Electric still costs too much, in the NPV (net present value) sense. I'm not fooled, even if you tell me that you will pick a rich person's pocket to help me pay for it.

CO2 ain't the only societal cost of running an electric vehicle. I can assure you that a rich person having their pocket picked for a $7,000 tax credit for someone else is not proportionately compensated in CO2 removal. The calculator should include the tax credit not only in the section for benefits to the purchaser, but also in the section for dirty, dishonest, irresponsible burdens on society.

Too bad the calculator leaves off certain vehicles such as the Honda Fit. What could cost less than that? We should dump all tax credits for electric cars and wait until the cars get cheaper. Until then, if you want to be a hippy, buy a Honda Fit.

Does this calculator include in the Co2 emissions the upstream emissions? Meaning, does it factor in the cost of our Co2 emissions from the electricty we are acquiring. In LA, the largest polluter is coal-fired power; while in San Diego the Co2 emissions are lower because they have more renewable energy in their power. We can't have "clean cars" until the electricity is clean too.
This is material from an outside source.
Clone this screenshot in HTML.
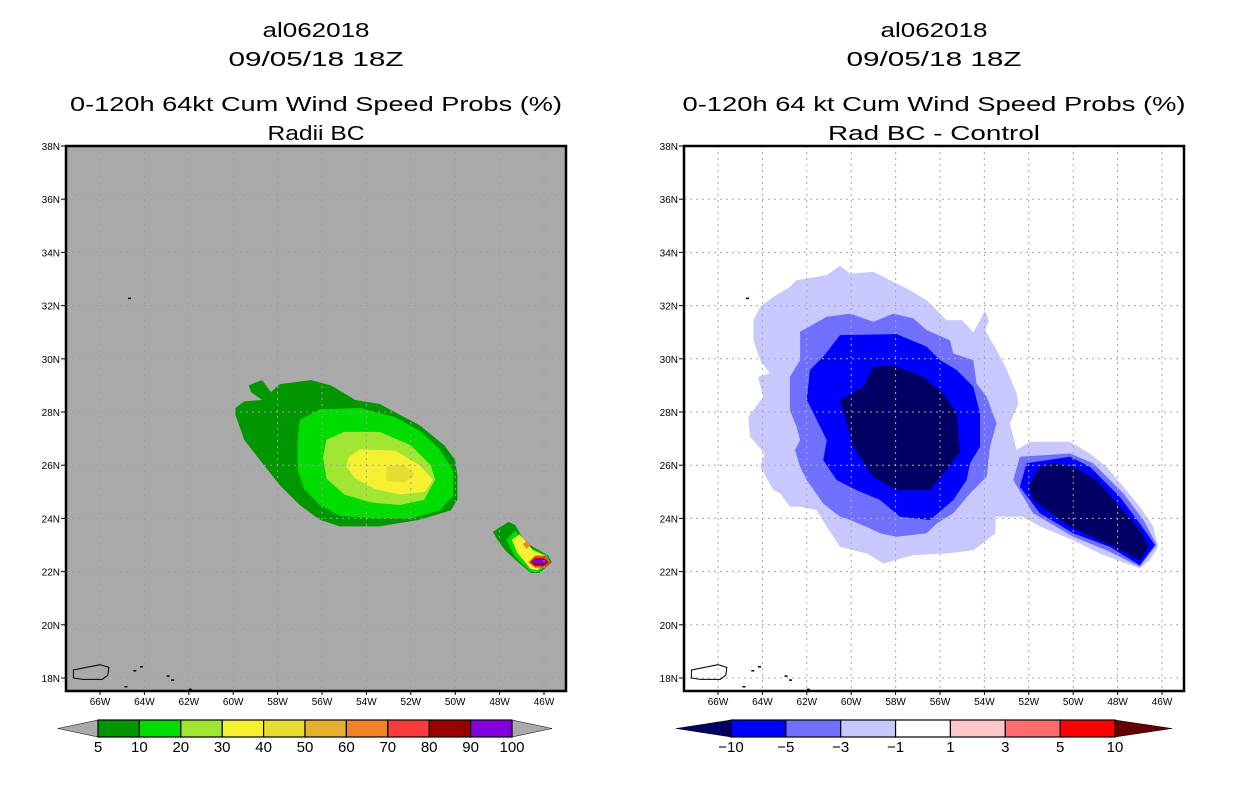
<!DOCTYPE html>
<html><head><meta charset="utf-8"><style>
html,body{margin:0;padding:0;background:#fff;width:1236px;height:800px;overflow:hidden}
svg text{font-family:"Liberation Sans",sans-serif}
</style></head><body>
<svg id="fig" width="1236" height="800" viewBox="0 0 1236 800" xmlns="http://www.w3.org/2000/svg">
<defs>
<clipPath id="clipL"><rect x="66" y="146" width="500" height="545"/></clipPath>
<clipPath id="clipR"><rect x="684" y="146" width="500" height="545"/></clipPath>
</defs>
<g id="left"></g>
<g id="right"></g>
</svg>
<script>
// ---- data (lon in degrees W, lat in degrees N) ----
const latTicks = [38,36,34,32,30,28,26,24,22,20,18];
const lonTicks = [66,64,62,60,58,56,54,52,50,48,46];
const probLevels = ['5','10','20','30','40','50','60','70','80','90','100'];
const probColors = ['#009600','#00dc00','#a0e632','#f5f032','#e6dc32','#e6af2d','#f08228','#fa3c3c','#960000','#8200dc'];
const diffLevels = ['−10','−5','−3','−1','1','3','5','10'];
const diffColors = ['#000064','#0000ff','#7070ff','#c8c8ff','#ffffff','#ffc8c8','#ff6e6e','#ff0000','#640000'];

const prob5 = [[59.3,29.0],[58.7,29.2],[58.3,28.75],[57.9,29.05],[56.5,29.2],[55.6,29.0],[54.5,28.45],[53.4,28.3],[52.5,27.9],[51.6,27.5],[50.5,26.75],[50.0,26.2],[49.9,25.6],[49.9,24.7],[50.2,24.3],[51.6,23.95],[53.4,23.7],[55.2,23.7],[56.1,23.95],[57.0,24.5],[57.9,25.25],[58.8,26.2],[59.5,26.95],[59.9,27.9],[59.9,28.15],[59.5,28.4],[58.7,28.45],[59.2,28.75]];
const prob10 = [[57.0,27.7],[56.1,28.1],[54.3,28.15],[52.7,27.8],[51.6,27.3],[50.7,26.6],[50.1,25.8],[50.1,24.85],[50.7,24.3],[52.0,24.0],[53.8,24.0],[55.2,24.1],[56.1,24.5],[56.8,25.1],[57.1,25.8],[57.1,26.95]];
const prob20 = [[55.8,26.95],[55.0,27.25],[53.4,27.25],[52.0,26.75],[51.1,26.0],[50.9,25.45],[51.4,24.7],[52.5,24.5],[53.8,24.6],[55.0,24.9],[55.8,25.5],[55.95,26.3]];
const prob30 = [[54.8,26.3],[54.3,26.6],[52.7,26.55],[51.6,26.0],[51.0,25.45],[51.35,25.0],[52.5,24.9],[53.6,25.1],[54.5,25.5],[54.9,25.95]];
const prob40 = [[53.1,25.95],[52.3,26.0],[51.8,25.65],[52.3,25.35],[53.1,25.4]];
const small5 = [[48.3,23.5],[47.6,23.87],[47.3,23.75],[46.85,23.1],[45.8,22.6],[45.65,22.35],[46.2,21.95],[46.6,21.95],[47.3,22.45],[47.75,22.8],[48.1,23.2]];
const small10 = [[47.7,23.2],[47.3,23.55],[46.6,22.9],[45.85,22.6],[45.7,22.35],[46.25,21.98],[46.6,22.0],[47.3,22.55]];
const small30 = [[47.45,23.2],[47.1,23.4],[46.5,22.8],[45.95,22.6],[45.8,22.35],[46.3,22.05],[46.6,22.1],[47.2,22.7]];
const small60 = [[46.95,23.05],[46.75,23.15],[46.6,23.0],[46.8,22.85]];
const small70 = [[46.7,22.35],[46.4,22.6],[45.95,22.6],[45.7,22.35],[45.95,22.15],[46.4,22.15]];
const small80 = [[46.6,22.35],[46.4,22.5],[46.0,22.5],[45.8,22.35],[46.0,22.22],[46.4,22.22]];
const small90 = [[46.5,22.38],[46.45,22.45],[45.95,22.45],[45.9,22.38],[45.95,22.3],[46.45,22.3]];

const diff1 = [[60.5,33.5],[60.05,33.2],[59.0,33.27],[58.25,32.96],[57.35,32.58],[56.6,32.2],[55.7,31.45],[55.0,31.45],[54.5,31.0],[54.2,31.45],[53.97,31.83],[53.8,31.4],[53.97,31.08],[53.45,30.33],[53.0,29.6],[52.55,28.7],[52.47,28.3],[52.85,27.57],[52.55,26.57],[51.95,26.88],[50.15,26.88],[49.25,26.44],[48.5,25.94],[47.74,25.19],[47.0,24.44],[46.4,23.7],[46.17,22.93],[46.55,22.43],[47.0,22.12],[47.6,22.3],[48.8,22.68],[50.0,23.18],[51.5,23.7],[52.25,24.06],[53.5,24.06],[53.5,23.44],[54.5,22.8],[55.7,22.68],[57.2,22.62],[58.55,22.3],[59.3,22.68],[60.5,22.93],[61.1,23.68],[61.55,24.31],[62.3,24.44],[62.76,24.44],[63.2,24.94],[63.5,25.06],[64.1,25.94],[63.9,26.44],[64.56,27.07],[64.64,27.82],[63.96,28.57],[64.2,29.32],[63.66,29.45],[64.1,29.95],[64.4,30.7],[64.4,31.45],[64.1,31.95],[63.5,32.33],[62.76,32.7],[62.46,32.96],[61.56,33.08],[61.1,33.15]];
const diff3a = [[62.3,31.02],[61.1,31.58],[60.05,31.7],[59.0,31.39],[58.1,31.7],[57.2,31.52],[56.6,31.08],[55.55,30.7],[55.4,30.2],[54.5,29.95],[54.35,29.07],[53.9,28.57],[53.45,27.57],[53.75,26.69],[53.9,25.56],[54.65,24.94],[55.4,24.19],[56.15,23.81],[56.6,23.44],[57.95,23.31],[58.7,23.44],[59.3,23.68],[60.05,23.94],[60.5,24.06],[61.26,24.56],[62.0,25.44],[62.3,25.94],[62.53,26.57],[62.3,26.94],[62.46,27.44],[62.76,28.07],[62.76,29.32],[62.3,29.95]];
const diff5a = [[60.5,30.89],[57.95,30.93],[56.6,30.45],[56.0,29.95],[55.25,29.58],[54.5,28.95],[54.2,27.95],[54.2,26.69],[54.65,26.07],[54.8,25.44],[55.4,24.69],[56.45,23.94],[57.8,24.06],[58.7,24.69],[59.75,25.06],[60.65,25.44],[61.26,26.19],[61.1,26.94],[61.7,27.95],[62.0,28.45],[61.86,29.58],[61.26,30.08]];
const diff10a = [[59.0,29.7],[58.1,29.76],[56.75,29.32],[55.85,28.7],[55.25,27.95],[55.1,26.5],[55.7,25.82],[56.45,25.06],[57.95,25.06],[59.0,25.56],[59.9,26.69],[60.5,28.45],[59.45,28.95]];
const diff3b = [[52.4,26.32],[50.15,26.44],[49.1,26.07],[47.74,24.94],[46.84,23.94],[46.24,23.0],[47.0,22.18],[48.5,22.8],[50.0,23.31],[51.8,24.19],[52.7,25.44]];
const diff5b = [[52.1,26.07],[50.15,26.32],[49.25,25.94],[47.9,24.81],[47.0,23.81],[46.32,23.0],[47.0,22.24],[48.35,22.93],[50.0,23.44],[51.5,24.19],[52.4,25.19]];
const diff10b = [[51.5,25.94],[50.9,26.07],[50.0,25.94],[48.95,25.44],[47.9,24.44],[47.0,23.56],[46.6,22.93],[47.0,22.43],[48.5,23.06],[50.15,23.69],[51.8,24.69],[52.0,25.19]];
const puertoRico = [[67.2,18.3],[66.0,18.5],[65.6,18.4],[65.65,18.1],[65.9,17.95],[66.8,17.95],[67.2,18.0]];

// ---- helpers ----
const NS='http://www.w3.org/2000/svg';
function mk(tag, attrs, parent, txt){const e=document.createElementNS(NS,tag);for(const k in attrs)e.setAttribute(k,attrs[k]);if(txt!==undefined)e.textContent=txt;parent.appendChild(e);return e;}
function axes(x0){return {x:lon=>x0+34+(66-lon)*22.2, y:lat=>146+(38-lat)*26.6};}
function poly(ax, pts, fill, parent, name){
  const p=mk('polygon',{points:pts.map(q=>ax.x(q[0]).toFixed(1)+','+ax.y(q[1]).toFixed(1)).join(' '),fill:fill},parent);
  
  
  return p;
}

function panel(gid, x0, bg, titles, clip){
  const g=document.getElementById(gid), ax=axes(x0), cx=x0+250;
  titles.forEach((t,i)=>{
    const tx=mk('text',{x:cx,y:[37,66,111,140][i],'text-anchor':'middle','font-size':20,textLength:t[1],lengthAdjust:'spacingAndGlyphs',fill:'#000'},g,t[0]);
    
    
  });
  const bgr=mk('rect',{x:x0,y:146,width:500,height:545,fill:bg},g);
  
  
  const cg=mk('g',{'clip-path':'url(#'+clip+')'},g);
  
  
  return {g, ax, cg};
}
function decorate(P, x0, gridColor){
  const {g,ax}=P;
  const gg=mk('g',{stroke:gridColor,'stroke-width':1,'stroke-dasharray':'2,4'},g);
  
  
  lonTicks.forEach(l=>{const ln=mk('line',{x1:ax.x(l),x2:ax.x(l),y1:146,y2:691},gg);});
  latTicks.forEach(l=>{const ln=mk('line',{x1:x0,x2:x0+500,y1:ax.y(l),y2:ax.y(l)},gg);});
  const pr=mk('polygon',{points:puertoRico.map(q=>ax.x(q[0])+','+ax.y(q[1])).join(' '),fill:'none',stroke:'#000','stroke-width':1},g);
  
  
  [[64.5,18.3],[64.2,18.45],[63.0,18.1],[62.8,17.95],[62.0,17.6],[64.9,17.7],[64.74,32.3]].forEach(q=>{
    const d=mk('rect',{x:ax.x(q[0]),y:ax.y(q[1]),width:3,height:1.5,fill:'#000'},g);
    
    
  });
  const b=mk('rect',{x:x0,y:146,width:500,height:545,fill:'none',stroke:'#000','stroke-width':2.5},g);
  
  
  latTicks.forEach(l=>{
    mk('line',{x1:x0-5,x2:x0,y1:ax.y(l),y2:ax.y(l),stroke:'#000'},g);
    const t=mk('text',{x:x0-6,y:ax.y(l)+4,'text-anchor':'end','font-size':10,fill:'#000'},g,l+'N');
    
    
  });
  lonTicks.forEach(l=>{
    mk('line',{x1:ax.x(l),x2:ax.x(l),y1:691,y2:695,stroke:'#000'},g);
    const t=mk('text',{x:ax.x(l),y:705,'text-anchor':'middle','font-size':10,fill:'#000'},g,l+'W');
    
    
  });
}
function colorbar(g, colors, labels, x1, x2, tipL, tipR, loTri, hiTri, offset){
  const cb=mk('g',{},g);
  
  
  const n=labels.length-1, w=(x2-x1)/n, y1=720, y2=737, ym=728.5;
  const tl=mk('polygon',{points:`${tipL},${ym} ${x1},${y1} ${x1},${y2}`,fill:loTri,stroke:'#000','stroke-width':0.5},cb);
  
  const tr=mk('polygon',{points:`${tipR},${ym} ${x2},${y1} ${x2},${y2}`,fill:hiTri,stroke:'#000','stroke-width':0.5},cb);
  
  for(let i=0;i<n;i++){
    const r=mk('rect',{x:x1+i*w,y:y1,width:w,height:y2-y1,fill:colors[i+offset],stroke:'#000','stroke-width':1.2},cb);
    
    
  }
  labels.forEach((l,i)=>{
    const t=mk('text',{x:x1+i*w,y:752,'text-anchor':'middle','font-size':15,fill:'#000'},cb,l);
    
    
  });
}

// left panel
const L=panel('left',66,'#aaaaaa',[['al062018',107],['09/05/18 18Z',175],['0-120h 64kt Cum Wind Speed Probs (%)',492],['Radii BC',97]],'clipL');
poly(L.ax,prob5,probColors[0],L.cg,'prob-5-contour');
poly(L.ax,prob10,probColors[1],L.cg,'prob-10-contour');
poly(L.ax,prob20,probColors[2],L.cg,'prob-20-contour');
poly(L.ax,prob30,probColors[3],L.cg,'prob-30-contour');
poly(L.ax,prob40,probColors[4],L.cg,'prob-40-contour');
poly(L.ax,small5,probColors[0],L.cg,'small-prob-5');
poly(L.ax,small10,probColors[1],L.cg,'small-prob-10');
poly(L.ax,small30,probColors[3],L.cg,'small-prob-30');
poly(L.ax,small60,probColors[6],L.cg,'small-prob-60');
poly(L.ax,small70,probColors[7],L.cg,'small-prob-70');
poly(L.ax,small80,probColors[8],L.cg,'small-prob-80');
poly(L.ax,small90,probColors[9],L.cg,'small-prob-90');
decorate(L,66,'#a0a0a0');
colorbar(L.g, probColors, probLevels, 98, 512, 58, 552, '#aaaaaa', '#aaaaaa', 0);

// right panel
const R=panel('right',684,'#ffffff',[['al062018',107],['09/05/18 18Z',175],['0-120h 64 kt Cum Wind Speed Probs (%)',503],['Rad BC - Control',212]],'clipR');
poly(R.ax,diff1,diffColors[3],R.cg,'diff-minus1-contour');
poly(R.ax,diff3a,diffColors[2],R.cg,'diff-minus3-contour-main');
poly(R.ax,diff5a,diffColors[1],R.cg,'diff-minus5-contour-main');
poly(R.ax,diff10a,diffColors[0],R.cg,'diff-minus10-contour-main');
poly(R.ax,diff3b,diffColors[2],R.cg,'diff-minus3-contour-east');
poly(R.ax,diff5b,diffColors[1],R.cg,'diff-minus5-contour-east');
poly(R.ax,diff10b,diffColors[0],R.cg,'diff-minus10-contour-east');
decorate(R,684,'#a8a8a8');
colorbar(R.g, diffColors, diffLevels, 731, 1115, 676, 1172, '#000064', '#640000', 1);
</script>
</body></html>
That is a really well done tool. I like how the CO2 emissions are adjusted based on the types of power plants used in each state.
Electricity prices vary a huge amount in any given state, so you will get much more accurate figures by entering the amount you actually pay per kWh. There is also the question of maintenance costs and resale value, but both are hard to predict since electric cars are so new.

65 to 75% of Europe and other nations drive Diesels why don't we do it here? They have tons of low end power and get double the mileage that a petrol engine gets, the also last 3 times as long! What’s the prolem?

Yet they dont include the amount of money it will cost, or the impact to the environment when you want to get rid of the car or truck. Battery's being burned to recycle the car or truck will cause more polution then driving a hummer H1 for 200,000 miles. Somehow the EPA thinks people are morons!

LA DWP users get to pay more so that the city council can steal millions of dollars a year for the general fund.